* Start *
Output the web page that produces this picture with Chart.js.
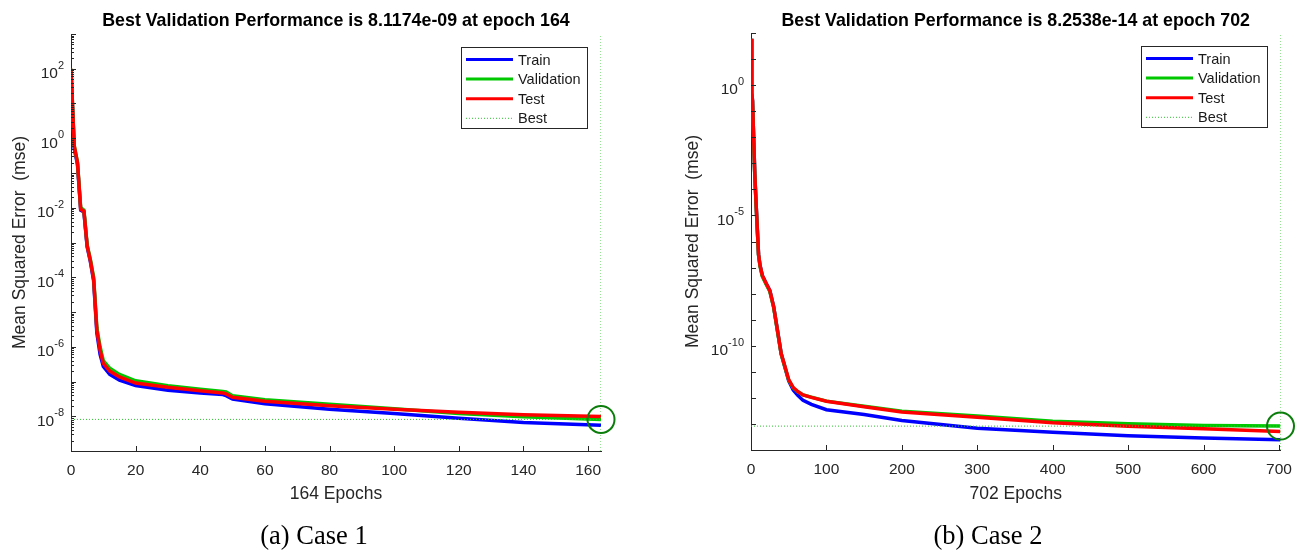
<!DOCTYPE html>
<html lang="en">
<head>
<meta charset="UTF-8">
<title>Best Validation Performance</title>
<script src="https://cdn.jsdelivr.net/npm/chart.js"></script>
<style>
  body { margin: 0; background: #fff; }
  #wrap { position: relative; width: 1306px; height: 553px; overflow: hidden; }
  .pane { position: absolute; top: 0; width: 653px; height: 553px; }
  .caption {
    position: absolute; top: 519px; line-height: 32px;
    font-family: 'Liberation Serif', 'Times New Roman', serif; font-size: 26.5px; color: #000;
    transform: translateX(-50%); white-space: nowrap;
  }
</style>
</head>
<body>
<div id="wrap">
  <div class="pane" style="left:0"><canvas id="case1" width="653" height="553"></canvas></div>
  <div class="pane" style="left:653px"><canvas id="case2" width="653" height="553"></canvas></div>
  <div class="caption" style="left:314px">(a) Case 1</div>
  <div class="caption" style="left:988px">(b) Case 2</div>
</div>

<script>
  // ---- Case 1 (164 epochs) ----
  const case1Epochs = [0, 1, 2, 3, 4, 5, 6, 7, 8, 9, 10, 12, 15, 20, 30, 40, 47, 48, 50, 60, 80, 100, 120, 140, 164];
  const case1Train = [90, 0.5, 0.18, 8.5e-3, 7.5e-3, 7.5e-4, 2.8e-4, 8e-5, 2.5e-6, 6e-7, 2.7e-7, 1.6e-7, 1.1e-7, 7.6e-8, 5.6e-8, 4.7e-8, 4.2e-8, 3.9e-8, 3.1e-8, 2.3e-8, 1.6e-8, 1.2e-8, 8.8e-9, 6.6e-9, 5.5e-9];
  const case1Validation = [100, 0.6, 0.2, 1e-2, 8.5e-3, 8.5e-4, 3.2e-4, 1e-4, 3.5e-6, 1e-6, 4e-7, 2.4e-7, 1.6e-7, 1.05e-7, 7.6e-8, 6e-8, 5.2e-8, 5e-8, 3.9e-8, 3e-8, 2.2e-8, 1.65e-8, 1.2e-8, 9.7e-9, 8.1174e-9];
  const case1Test = [100, 0.6, 0.2, 9e-3, 8e-3, 8e-4, 3e-4, 9e-5, 3e-6, 8e-7, 3.3e-7, 2e-7, 1.35e-7, 9e-8, 6.8e-8, 5.4e-8, 4.7e-8, 4.4e-8, 3.5e-8, 2.7e-8, 2e-8, 1.6e-8, 1.3e-8, 1.1e-8, 9.8e-9];
  const case1BestEpoch = 164;
  const case1BestValue = 8.1174e-9;
  const case1XTicks = [0, 20, 40, 60, 80, 100, 120, 140, 160];
  const case1YExponents = [-9, -8, -7, -6, -5, -4, -3, -2, -1, 0, 1, 2, 3];
  const case1YLabelled = [-8, -6, -4, -2, 0, 2];

  // ---- Case 2 (702 epochs) ----
  const case2Epochs = [0, 1, 2, 3, 5, 7, 8, 10, 12, 15, 20, 25, 30, 35, 40, 45, 50, 56, 62, 69, 80, 100, 150, 200, 300, 400, 500, 600, 702];
  const case2Train = [60, 0.5, 0.26, 0.03, 4e-4, 2e-5, 5e-6, 3.2e-7, 1.2e-7, 5e-8, 2.5e-8, 1.3e-8, 3.2e-9, 4e-10, 5e-11, 1.5e-11, 4.5e-12, 2e-12, 1.25e-12, 8e-13, 5.6e-13, 3.5e-13, 2.3e-13, 1.35e-13, 6.8e-14, 4.8e-14, 3.5e-14, 2.9e-14, 2.5e-14];
  const case2Validation = [60, 0.4, 0.24, 0.025, 3.5e-4, 1.8e-5, 4.5e-6, 3e-7, 1.1e-7, 4.6e-8, 2.3e-8, 1.2e-8, 3e-9, 3.8e-10, 4.8e-11, 1.5e-11, 4.8e-12, 2.4e-12, 1.7e-12, 1.3e-12, 1.07e-12, 7.5e-13, 4.8e-13, 3.1e-13, 2.0e-13, 1.26e-13, 1.02e-13, 8.7e-14, 8.2538e-14];
  const case2Test = [60, 0.5, 0.26, 0.03, 4e-4, 2e-5, 5e-6, 3.2e-7, 1.2e-7, 5e-8, 2.5e-8, 1.3e-8, 3.2e-9, 4e-10, 5e-11, 1.6e-11, 5e-12, 2.5e-12, 1.75e-12, 1.3e-12, 1.05e-12, 7.4e-13, 4.6e-13, 2.9e-13, 1.8e-13, 1.1e-13, 8.1e-14, 6.5e-14, 5.1e-14];
  const case2BestEpoch = 702;
  const case2BestValue = 8.2538e-14;
  const case2XTicks = [0, 100, 200, 300, 400, 500, 600, 700];
  const case2YExponents = [-14, -13, -12, -11, -10, -9, -8, -7, -6, -5, -4, -3, -2, -1, 0, 1, 2];
  const case2YLabelled = [-10, -5, 0];

  const AXIS = '#262626';
  const SANS = '"Liberation Sans", Arial, Helvetica, sans-serif';

  // MATLAB-like decorations: inward ticks, 10^n labels, title, boxed legend
  const decor = {
    id: 'decor',
    afterDraw(chart, args, o) {
      const {ctx, chartArea: a, scales: {x, y}} = chart;
      ctx.save();
      ctx.strokeStyle = AXIS;
      ctx.lineWidth = 1;
      ctx.beginPath();
      x.ticks.forEach(t => {
        const px = Math.round(x.getPixelForValue(t.value)) + 0.5;
        ctx.moveTo(px, a.bottom); ctx.lineTo(px, a.bottom - 5);
      });
      o.exponents.forEach(e => {
        const py = Math.round(y.getPixelForValue(Math.pow(10, e))) + 0.5;
        ctx.moveTo(a.left, py); ctx.lineTo(a.left + 5, py);
        if (o.minor && e < o.exponents[o.exponents.length - 1]) {
          for (let m = 2; m < 10; m++) {
            const my = Math.round(y.getPixelForValue(m * Math.pow(10, e))) + 0.5;
            ctx.moveTo(a.left, my); ctx.lineTo(a.left + 3, my);
          }
        }
      });
      ctx.stroke();

      // y tick labels 10^n
      ctx.fillStyle = AXIS;
      ctx.textBaseline = 'middle';
      ctx.textAlign = 'left';
      const baseFont = '15.5px ' + SANS, supFont = '11px ' + SANS;
      o.labelled.forEach(e => {
        const py = y.getPixelForValue(Math.pow(10, e));
        const exp = String(e);
        ctx.font = supFont; const ew = ctx.measureText(exp).width;
        ctx.font = baseFont; const bw = ctx.measureText('10').width;
        const right = a.left - 7;
        ctx.fillText('10', right - ew - bw, py + 5);
        ctx.font = supFont;
        ctx.fillText(exp, right - ew, py - 3);
      });

      // title
      ctx.fillStyle = '#000';
      ctx.font = 'bold 17.8px ' + SANS;
      ctx.textAlign = 'center';
      ctx.fillText(o.title, (a.left + a.right) / 2, 21);

      // legend
      const items = chart.data.datasets.filter(d => d.inLegend);
      const w = 126, h = 81;
      const lx = Math.round(a.right - o.legendRight - w), ly = Math.round(a.top + 13);
      ctx.fillStyle = '#fff';
      ctx.fillRect(lx, ly, w, h);
      ctx.strokeStyle = AXIS;
      ctx.strokeRect(lx + 0.5, ly + 0.5, w, h);
      ctx.font = '14.5px ' + SANS;
      ctx.textAlign = 'left';
      items.forEach((d, i) => {
        const yy = ly + 12.5 + i * 19.6;
        ctx.beginPath();
        ctx.strokeStyle = d.borderColor;
        ctx.lineWidth = d.borderDash ? 1 : 3;
        ctx.setLineDash(d.borderDash || []);
        ctx.moveTo(lx + 5, yy); ctx.lineTo(lx + 52, yy);
        ctx.stroke();
        ctx.setLineDash([]);
        ctx.fillStyle = '#1a1a1a';
        ctx.fillText(d.label, lx + 57, yy + 1);
      });
      ctx.restore();
    }
  };

  function buildChart(id, c) {
    const pts = vals => c.epochs.map((e, i) => ({x: e, y: vals[i]}));
    const curve = (label, vals, color, order) => ({
      label, data: pts(vals), borderColor: color, borderWidth: 3.5,
      pointRadius: 0, tension: 0, fill: false, order, inLegend: true
    });
    const dotted = {borderColor: '#2fc42f', borderWidth: 1, borderDash: [1, 2], pointRadius: 0, fill: false};
    return new Chart(document.getElementById(id), {
      type: 'line',
      data: {
        datasets: [
          curve('Train', c.train, '#0000ff', 5),
          curve('Validation', c.validation, '#00c800', 4),
          curve('Test', c.test, '#ff0000', 3),
          Object.assign({label: 'Best', data: [{x: 0, y: c.best}, {x: c.bestEpoch, y: c.best}], order: 2, inLegend: true}, dotted),
          Object.assign({label: 'Best', data: [{x: c.bestEpoch, y: c.yMin}, {x: c.bestEpoch, y: c.yMax}], order: 2}, dotted),
          {
            label: 'Best point', data: [{x: c.bestEpoch, y: c.best}], showLine: false, order: 1,
            pointRadius: 13.5, pointBorderWidth: 2, pointBorderColor: '#0b7d0b',
            pointBackgroundColor: 'rgba(0,0,0,0)', clip: false
          }
        ]
      },
      options: {
        responsive: false,
        animation: false,
        events: [],
        layout: {padding: {left: 0, right: c.padRight, top: c.padTop, bottom: 0}},
        scales: {
          x: {
            type: 'linear', min: 0, max: c.bestEpoch,
            afterBuildTicks: s => { s.ticks = c.xTicks.map(v => ({value: v})); },
            afterFit: s => { s.height = 553 - c.bottom; },
            grid: {display: true, drawOnChartArea: false, drawTicks: false},
            border: {display: true, color: AXIS, width: 1},
            ticks: {color: AXIS, padding: 10, maxRotation: 0, autoSkip: false, font: {family: SANS, size: 15.5}},
            title: {display: true, text: c.bestEpoch + ' Epochs', color: AXIS, padding: {top: 0, bottom: 48.5}, font: {family: SANS, size: 17.5}}
          },
          y: {
            type: 'logarithmic', min: c.yMin, max: c.yMax,
            afterBuildTicks: s => { s.ticks = c.yExponents.map(e => ({value: Math.pow(10, e)})); },
            afterFit: s => { s.width = c.left; },
            grid: {display: true, drawOnChartArea: false, drawTicks: false},
            border: {display: true, color: AXIS, width: 1},
            ticks: {display: false},
            title: {display: true, text: 'Mean Squared Error  (mse)', color: AXIS, padding: {top: c.yTitlePad, bottom: 0}, font: {family: SANS, size: 17.5}}
          }
        },
        plugins: {
          legend: {display: false},
          tooltip: {enabled: false},
          decor: {
            title: c.title, exponents: c.yExponents, labelled: c.yLabelled,
            minor: c.minor, legendRight: c.legendRight
          }
        }
      },
      plugins: [decor]
    });
  }

  buildChart('case1', {
    epochs: case1Epochs, train: case1Train, validation: case1Validation, test: case1Test,
    best: case1BestValue, bestEpoch: case1BestEpoch, xTicks: case1XTicks,
    yExponents: case1YExponents, yLabelled: case1YLabelled, yMin: 1e-9, yMax: 1e3, minor: true,
    title: 'Best Validation Performance is 8.1174e-09 at epoch 164',
    left: 71, padRight: 52, padTop: 34, bottom: 451, yTitlePad: 9.5, legendRight: 14
  });

  buildChart('case2', {
    epochs: case2Epochs, train: case2Train, validation: case2Validation, test: case2Test,
    best: case2BestValue, bestEpoch: case2BestEpoch, xTicks: case2XTicks,
    yExponents: case2YExponents, yLabelled: case2YLabelled, yMin: 1e-14, yMax: 1e2, minor: false,
    title: 'Best Validation Performance is 8.2538e-14 at epoch 702',
    left: 98, padRight: 25.5, padTop: 33, bottom: 450, yTitlePad: 29.5, legendRight: 13.5
  });
</script>
</body>
</html>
* End *
What to work on
Transcribe the opening line of the listing above, please, and every line after it through the line with "const case1YLabelled = [-8, -6, -4, -2, 0, 2];", word for word, without pictures.

Exercise solution
Output the web page that produces this picture with Chart.js.
<!DOCTYPE html>
<html lang="en">
<head>
<meta charset="UTF-8">
<title>Best Validation Performance</title>
<script src="https://cdn.jsdelivr.net/npm/chart.js"></script>
<style>
  body { margin: 0; background: #fff; }
  #wrap { position: relative; width: 1306px; height: 553px; overflow: hidden; }
  .pane { position: absolute; top: 0; width: 653px; height: 553px; }
  .caption {
    position: absolute; top: 519px; line-height: 32px;
    font-family: 'Liberation Serif', 'Times New Roman', serif; font-size: 26.5px; color: #000;
    transform: translateX(-50%); white-space: nowrap;
  }
</style>
</head>
<body>
<div id="wrap">
  <div class="pane" style="left:0"><canvas id="case1" width="653" height="553"></canvas></div>
  <div class="pane" style="left:653px"><canvas id="case2" width="653" height="553"></canvas></div>
  <div class="caption" style="left:314px">(a) Case 1</div>
  <div class="caption" style="left:988px">(b) Case 2</div>
</div>

<script>
  // ---- Case 1 (164 epochs) ----
  const case1Epochs = [0, 1, 2, 3, 4, 5, 6, 7, 8, 9, 10, 12, 15, 20, 30, 40, 47, 48, 50, 60, 80, 100, 120, 140, 164];
  const case1Train = [90, 0.5, 0.18, 8.5e-3, 7.5e-3, 7.5e-4, 2.8e-4, 8e-5, 2.5e-6, 6e-7, 2.7e-7, 1.6e-7, 1.1e-7, 7.6e-8, 5.6e-8, 4.7e-8, 4.2e-8, 3.9e-8, 3.1e-8, 2.3e-8, 1.6e-8, 1.2e-8, 8.8e-9, 6.6e-9, 5.5e-9];
  const case1Validation = [100, 0.6, 0.2, 1e-2, 8.5e-3, 8.5e-4, 3.2e-4, 1e-4, 3.5e-6, 1e-6, 4e-7, 2.4e-7, 1.6e-7, 1.05e-7, 7.6e-8, 6e-8, 5.2e-8, 5e-8, 3.9e-8, 3e-8, 2.2e-8, 1.65e-8, 1.2e-8, 9.7e-9, 8.1174e-9];
  const case1Test = [100, 0.6, 0.2, 9e-3, 8e-3, 8e-4, 3e-4, 9e-5, 3e-6, 8e-7, 3.3e-7, 2e-7, 1.35e-7, 9e-8, 6.8e-8, 5.4e-8, 4.7e-8, 4.4e-8, 3.5e-8, 2.7e-8, 2e-8, 1.6e-8, 1.3e-8, 1.1e-8, 9.8e-9];
  const case1BestEpoch = 164;
  const case1BestValue = 8.1174e-9;
  const case1XTicks = [0, 20, 40, 60, 80, 100, 120, 140, 160];
  const case1YExponents = [-9, -8, -7, -6, -5, -4, -3, -2, -1, 0, 1, 2, 3];
  const case1YLabelled = [-8, -6, -4, -2, 0, 2];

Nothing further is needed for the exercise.